En attendant le procès de Maïga, plusieurs scénarios sont possibles :
- Un procès équitable : Une issue favorable à Maïga pourrait renforcer la crédibilité de la justice malienne.
- Une condamnation rapide : Cela risquerait d’alimenter les accusations de règlement de comptes politique.
- Une impasse judiciaire : Sans date fixée pour le procès, l’affaire pourrait s’enliser, prolongeant l’incertitude.
Pour l’heure, l’incarcération de Maïga reste un symbole des luttes de pouvoir qui secouent le Mali. Elle rappelle que, dans un pays en proie à l’instabilité, même les figures les plus influentes ne sont pas à l’abri des soubresauts de la politique.
Un Mali à la croisée des chemins
Le Mali, à bien des égards, se trouve à un tournant. Entre la lutte contre les groupes armés, les tensions diplomatiques avec certains pays étrangers, et les défis internes liés à la gouvernance, le pays peine à retrouver une stabilité durable. L’affaire Maïga, bien qu’apparemment circonscrite à des accusations de corruption, pourrait avoir des répercussions bien plus larges.

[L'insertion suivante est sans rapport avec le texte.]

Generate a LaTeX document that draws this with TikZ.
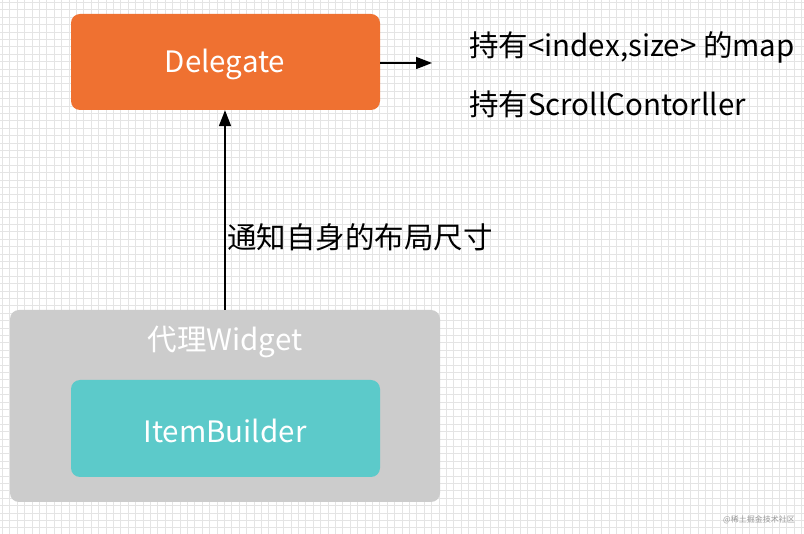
\documentclass[tikz,border=0pt]{standalone}
\usepackage{fontspec}
\setmainfont{Noto Sans CJK SC}
\usetikzlibrary{arrows.meta}
\definecolor{dlgorange}{HTML}{EF7131}
\definecolor{itemteal}{HTML}{5CCACA}
\definecolor{proxygray}{HTML}{CCCCCC}
\definecolor{gridgray}{HTML}{E4E4E4}
\definecolor{wmgray}{HTML}{9A9A9A}
\tikzset{
  box/.style={rounded corners=9pt, draw=none, text=white, font=\fontsize{29.5}{34}\selectfont, inner sep=0pt},
  plain/.style={font=\fontsize{29.5}{34}\selectfont, text=black, inner sep=0pt, anchor=west},
  arr/.style={-{Triangle[length=16pt,width=12pt]}, line width=1.6pt, black},
}
\begin{document}
\begin{tikzpicture}[x=1pt,y=-1pt]
\useasboundingbox (0,0) rectangle (804,534);
\fill[white] (0,0) rectangle (804,534);
% grid
\foreach \i in {0,...,108} {
  \draw[gridgray, line width=1.1pt] (2.5+\i*7.4,0) -- (2.5+\i*7.4,534);
}
\foreach \j in {0,...,72} {
  \draw[gridgray, line width=1.1pt] (0,2.5+\j*7.4) -- (804,2.5+\j*7.4);
}
% boxes
\node[box, fill=dlgorange, minimum width=309pt, minimum height=96pt] (delegate) at (225.5,62) {};
\node[box, fill=none] (delegatelabel) at (225,64) {Delegate};
\node[box, fill=proxygray, minimum width=430pt, minimum height=192pt] (proxy) at (225,406) {};
\node[box, fill=none, rounded corners=0pt] (proxylabel) at (225,342) {代理Widget};
\node[box, fill=itemteal, minimum width=309pt, minimum height=97pt] (item) at (225.5,428.5) {};
\node[box, fill=none] (itemlabel) at (225,431) {ItemBuilder};
% texts
\node[plain] (map) at (469,47) {持有<index,size> 的map};
\node[plain] (scroll) at (469,104) {持有ScrollContorller};
\node[plain] (notify) at (227,237) {通知自身的布局尺寸};
% arrows
\coordinate (rightend) at (432,63);
\draw[arr] (delegate.east |- rightend) -- (rightend);
\draw[arr] (proxy.north) -- (proxy.north |- delegate.south);
% watermark
\node[font=\fontsize{8}{9}\selectfont, text=wmgray, inner sep=0pt, anchor=east] (wm) at (795,520) {@稀土掘金技术社区};
\end{tikzpicture}
\end{document}
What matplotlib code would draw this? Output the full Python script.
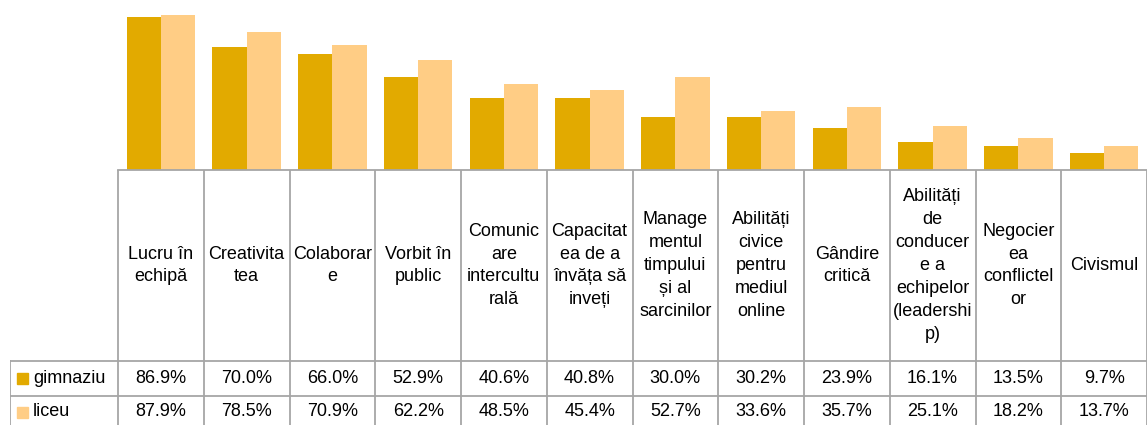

Pour les Maliens, cette affaire est un rappel des défis qui persistent : une justice sous pression, une classe politique fracturée, et un avenir incertain. Alors que le pays attend des réponses, une question demeure : cette incarcération marquera-t-elle un tournant dans la lutte contre la corruption, ou n’est-elle qu’un épisode de plus dans la tourmente malienne ?
Événement | Date | Impact |
---|---|---|
Nomination de Maïga | 2021 | Symbole d’unité entre civils et militaires |
Limogeage de Maïga | Novembre 2024 | Rupture avec la junte |
Inculpation | Août 2025 | Tensions politiques accrues |
En conclusion, l’incarcération de Choguel Maïga est bien plus qu’une simple affaire judiciaire. Elle reflète les luttes de pouvoir, les défis de gouvernance et les espoirs déçus d’un Mali en quête de stabilité. Alors que le pays attend le dénouement de cette affaire, une chose est certaine : les prochains mois seront décisifs pour l’avenir de la nation.